Copy the data that follows, character for character, minus the pictures.
┌─ GIVEN INFORMATION
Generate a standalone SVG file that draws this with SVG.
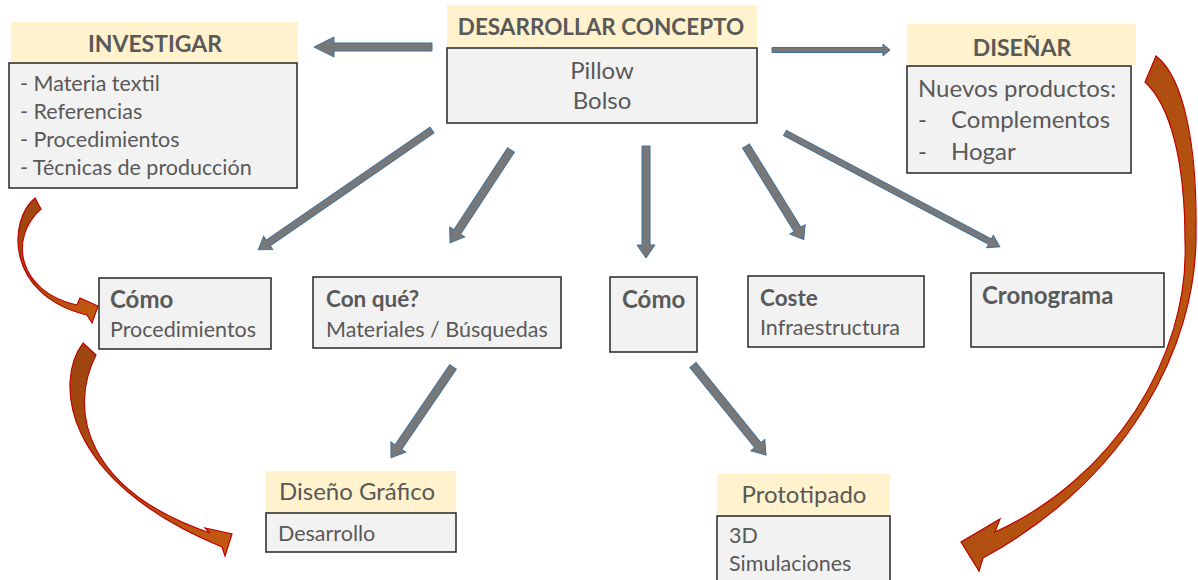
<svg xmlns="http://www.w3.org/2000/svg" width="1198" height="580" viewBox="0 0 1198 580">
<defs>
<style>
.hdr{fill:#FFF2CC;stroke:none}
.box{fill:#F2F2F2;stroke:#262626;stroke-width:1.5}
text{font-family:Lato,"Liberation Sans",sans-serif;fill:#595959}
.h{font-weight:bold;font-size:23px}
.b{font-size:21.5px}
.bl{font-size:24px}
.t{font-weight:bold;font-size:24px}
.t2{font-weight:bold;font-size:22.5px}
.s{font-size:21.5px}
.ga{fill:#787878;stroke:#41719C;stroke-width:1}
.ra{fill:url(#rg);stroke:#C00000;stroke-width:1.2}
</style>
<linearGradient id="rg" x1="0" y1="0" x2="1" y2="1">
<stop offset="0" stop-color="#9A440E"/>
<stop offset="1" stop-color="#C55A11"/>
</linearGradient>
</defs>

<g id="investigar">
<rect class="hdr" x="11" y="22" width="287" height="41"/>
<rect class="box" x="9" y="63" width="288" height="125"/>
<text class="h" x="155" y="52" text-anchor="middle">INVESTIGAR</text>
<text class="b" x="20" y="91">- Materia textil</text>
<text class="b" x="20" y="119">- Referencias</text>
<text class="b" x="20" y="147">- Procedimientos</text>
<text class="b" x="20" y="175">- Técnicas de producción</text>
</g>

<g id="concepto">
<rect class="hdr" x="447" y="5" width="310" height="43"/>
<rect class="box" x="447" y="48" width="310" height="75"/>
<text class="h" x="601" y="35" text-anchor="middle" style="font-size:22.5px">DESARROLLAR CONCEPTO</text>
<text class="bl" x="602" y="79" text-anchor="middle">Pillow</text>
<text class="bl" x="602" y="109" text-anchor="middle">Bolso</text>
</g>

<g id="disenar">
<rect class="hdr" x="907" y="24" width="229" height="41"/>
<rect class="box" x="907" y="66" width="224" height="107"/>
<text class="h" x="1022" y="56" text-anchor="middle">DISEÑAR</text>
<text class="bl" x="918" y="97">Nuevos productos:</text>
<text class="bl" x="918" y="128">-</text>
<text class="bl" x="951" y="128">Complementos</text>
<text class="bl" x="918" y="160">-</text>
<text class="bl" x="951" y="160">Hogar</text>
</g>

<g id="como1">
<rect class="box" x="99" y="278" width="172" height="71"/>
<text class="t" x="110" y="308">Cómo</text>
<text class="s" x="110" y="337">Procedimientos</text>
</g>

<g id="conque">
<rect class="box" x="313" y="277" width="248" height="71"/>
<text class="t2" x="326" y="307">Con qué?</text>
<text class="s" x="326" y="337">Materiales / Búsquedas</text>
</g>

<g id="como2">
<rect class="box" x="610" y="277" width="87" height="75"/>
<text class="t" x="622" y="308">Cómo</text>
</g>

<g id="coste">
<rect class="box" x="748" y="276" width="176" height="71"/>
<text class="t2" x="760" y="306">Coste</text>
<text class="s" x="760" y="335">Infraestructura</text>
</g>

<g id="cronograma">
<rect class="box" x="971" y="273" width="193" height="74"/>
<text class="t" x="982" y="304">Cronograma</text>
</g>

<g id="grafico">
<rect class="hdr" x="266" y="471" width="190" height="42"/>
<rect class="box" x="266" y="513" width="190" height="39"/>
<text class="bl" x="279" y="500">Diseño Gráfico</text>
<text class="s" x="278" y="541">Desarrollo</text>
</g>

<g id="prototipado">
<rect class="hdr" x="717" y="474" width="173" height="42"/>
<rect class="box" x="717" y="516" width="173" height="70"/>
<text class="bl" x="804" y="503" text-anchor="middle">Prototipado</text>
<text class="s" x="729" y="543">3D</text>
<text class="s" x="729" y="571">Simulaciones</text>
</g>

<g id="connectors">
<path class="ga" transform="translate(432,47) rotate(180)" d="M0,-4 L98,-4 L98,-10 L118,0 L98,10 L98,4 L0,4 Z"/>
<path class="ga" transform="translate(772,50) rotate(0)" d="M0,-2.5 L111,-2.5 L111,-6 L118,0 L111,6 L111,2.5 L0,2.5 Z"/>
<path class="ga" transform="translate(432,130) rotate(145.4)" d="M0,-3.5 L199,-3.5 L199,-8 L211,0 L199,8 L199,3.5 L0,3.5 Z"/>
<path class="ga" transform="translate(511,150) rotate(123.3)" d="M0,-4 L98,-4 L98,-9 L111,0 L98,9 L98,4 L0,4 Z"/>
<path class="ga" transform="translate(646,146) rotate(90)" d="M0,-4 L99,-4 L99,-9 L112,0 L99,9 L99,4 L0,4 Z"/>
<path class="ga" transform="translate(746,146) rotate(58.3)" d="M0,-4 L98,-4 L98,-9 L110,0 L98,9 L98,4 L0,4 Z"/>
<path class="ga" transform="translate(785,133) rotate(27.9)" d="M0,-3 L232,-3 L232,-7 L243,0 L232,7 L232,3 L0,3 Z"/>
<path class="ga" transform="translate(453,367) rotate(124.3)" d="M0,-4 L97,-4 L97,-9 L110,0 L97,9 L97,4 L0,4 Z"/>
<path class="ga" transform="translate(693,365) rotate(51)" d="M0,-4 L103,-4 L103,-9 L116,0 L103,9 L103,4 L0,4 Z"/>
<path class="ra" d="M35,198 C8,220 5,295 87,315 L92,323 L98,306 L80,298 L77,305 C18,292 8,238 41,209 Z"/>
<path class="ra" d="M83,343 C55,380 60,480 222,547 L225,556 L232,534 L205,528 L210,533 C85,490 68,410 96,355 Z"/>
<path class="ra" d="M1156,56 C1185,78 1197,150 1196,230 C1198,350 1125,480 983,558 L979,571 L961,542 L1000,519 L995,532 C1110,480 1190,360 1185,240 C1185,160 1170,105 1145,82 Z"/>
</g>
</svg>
└─
ANSWER FOR THE TASK:
Generate a standalone SVG file that draws this with SVG.
<svg xmlns="http://www.w3.org/2000/svg" width="1198" height="580" viewBox="0 0 1198 580">
<defs>
<style>
.hdr{fill:#FFF2CC;stroke:none}
.box{fill:#F2F2F2;stroke:#262626;stroke-width:1.5}
text{font-family:Lato,"Liberation Sans",sans-serif;fill:#595959}
.h{font-weight:bold;font-size:23px}
.b{font-size:21.5px}
.bl{font-size:24px}
.t{font-weight:bold;font-size:24px}
.t2{font-weight:bold;font-size:22.5px}
.s{font-size:21.5px}
.ga{fill:#787878;stroke:#41719C;stroke-width:1}
.ra{fill:url(#rg);stroke:#C00000;stroke-width:1.2}
</style>
<linearGradient id="rg" x1="0" y1="0" x2="1" y2="1">
<stop offset="0" stop-color="#9A440E"/>
<stop offset="1" stop-color="#C55A11"/>
</linearGradient>
</defs>

<g id="investigar">
<rect class="hdr" x="11" y="22" width="287" height="41"/>
<rect class="box" x="9" y="63" width="288" height="125"/>
<text class="h" x="155" y="52" text-anchor="middle">INVESTIGAR</text>
<text class="b" x="20" y="91">- Materia textil</text>
<text class="b" x="20" y="119">- Referencias</text>
<text class="b" x="20" y="147">- Procedimientos</text>
<text class="b" x="20" y="175">- Técnicas de producción</text>
</g>

<g id="concepto">
<rect class="hdr" x="447" y="5" width="310" height="43"/>
<rect class="box" x="447" y="48" width="310" height="75"/>
<text class="h" x="601" y="35" text-anchor="middle" style="font-size:22.5px">DESARROLLAR CONCEPTO</text>
<text class="bl" x="602" y="79" text-anchor="middle">Pillow</text>
<text class="bl" x="602" y="109" text-anchor="middle">Bolso</text>
</g>

<g id="disenar">
<rect class="hdr" x="907" y="24" width="229" height="41"/>
<rect class="box" x="907" y="66" width="224" height="107"/>
<text class="h" x="1022" y="56" text-anchor="middle">DISEÑAR</text>
<text class="bl" x="918" y="97">Nuevos productos:</text>
<text class="bl" x="918" y="128">-</text>
<text class="bl" x="951" y="128">Complementos</text>
<text class="bl" x="918" y="160">-</text>
<text class="bl" x="951" y="160">Hogar</text>
</g>

<g id="como1">
<rect class="box" x="99" y="278" width="172" height="71"/>
<text class="t" x="110" y="308">Cómo</text>
<text class="s" x="110" y="337">Procedimientos</text>
</g>

<g id="conque">
<rect class="box" x="313" y="277" width="248" height="71"/>
<text class="t2" x="326" y="307">Con qué?</text>
<text class="s" x="326" y="337">Materiales / Búsquedas</text>
</g>

<g id="como2">
<rect class="box" x="610" y="277" width="87" height="75"/>
<text class="t" x="622" y="308">Cómo</text>
</g>

<g id="coste">
<rect class="box" x="748" y="276" width="176" height="71"/>
<text class="t2" x="760" y="306">Coste</text>
<text class="s" x="760" y="335">Infraestructura</text>
</g>

<g id="cronograma">
<rect class="box" x="971" y="273" width="193" height="74"/>
<text class="t" x="982" y="304">Cronograma</text>
</g>

<g id="grafico">
<rect class="hdr" x="266" y="471" width="190" height="42"/>
<rect class="box" x="266" y="513" width="190" height="39"/>
<text class="bl" x="279" y="500">Diseño Gráfico</text>
<text class="s" x="278" y="541">Desarrollo</text>
</g>

<g id="prototipado">
<rect class="hdr" x="717" y="474" width="173" height="42"/>
<rect class="box" x="717" y="516" width="173" height="70"/>
<text class="bl" x="804" y="503" text-anchor="middle">Prototipado</text>
<text class="s" x="729" y="543">3D</text>
<text class="s" x="729" y="571">Simulaciones</text>
</g>

<g id="connectors">
<path class="ga" transform="translate(432,47) rotate(180)" d="M0,-4 L98,-4 L98,-10 L118,0 L98,10 L98,4 L0,4 Z"/>
<path class="ga" transform="translate(772,50) rotate(0)" d="M0,-2.5 L111,-2.5 L111,-6 L118,0 L111,6 L111,2.5 L0,2.5 Z"/>
<path class="ga" transform="translate(432,130) rotate(145.4)" d="M0,-3.5 L199,-3.5 L199,-8 L211,0 L199,8 L199,3.5 L0,3.5 Z"/>
<path class="ga" transform="translate(511,150) rotate(123.3)" d="M0,-4 L98,-4 L98,-9 L111,0 L98,9 L98,4 L0,4 Z"/>
<path class="ga" transform="translate(646,146) rotate(90)" d="M0,-4 L99,-4 L99,-9 L112,0 L99,9 L99,4 L0,4 Z"/>
<path class="ga" transform="translate(746,146) rotate(58.3)" d="M0,-4 L98,-4 L98,-9 L110,0 L98,9 L98,4 L0,4 Z"/>
<path class="ga" transform="translate(785,133) rotate(27.9)" d="M0,-3 L232,-3 L232,-7 L243,0 L232,7 L232,3 L0,3 Z"/>
<path class="ga" transform="translate(453,367) rotate(124.3)" d="M0,-4 L97,-4 L97,-9 L110,0 L97,9 L97,4 L0,4 Z"/>
<path class="ga" transform="translate(693,365) rotate(51)" d="M0,-4 L103,-4 L103,-9 L116,0 L103,9 L103,4 L0,4 Z"/>
<path class="ra" d="M35,198 C8,220 5,295 87,315 L92,323 L98,306 L80,298 L77,305 C18,292 8,238 41,209 Z"/>
<path class="ra" d="M83,343 C55,380 60,480 222,547 L225,556 L232,534 L205,528 L210,533 C85,490 68,410 96,355 Z"/>
<path class="ra" d="M1156,56 C1185,78 1197,150 1196,230 C1198,350 1125,480 983,558 L979,571 L961,542 L1000,519 L995,532 C1110,480 1190,360 1185,240 C1185,160 1170,105 1145,82 Z"/>
</g>
</svg>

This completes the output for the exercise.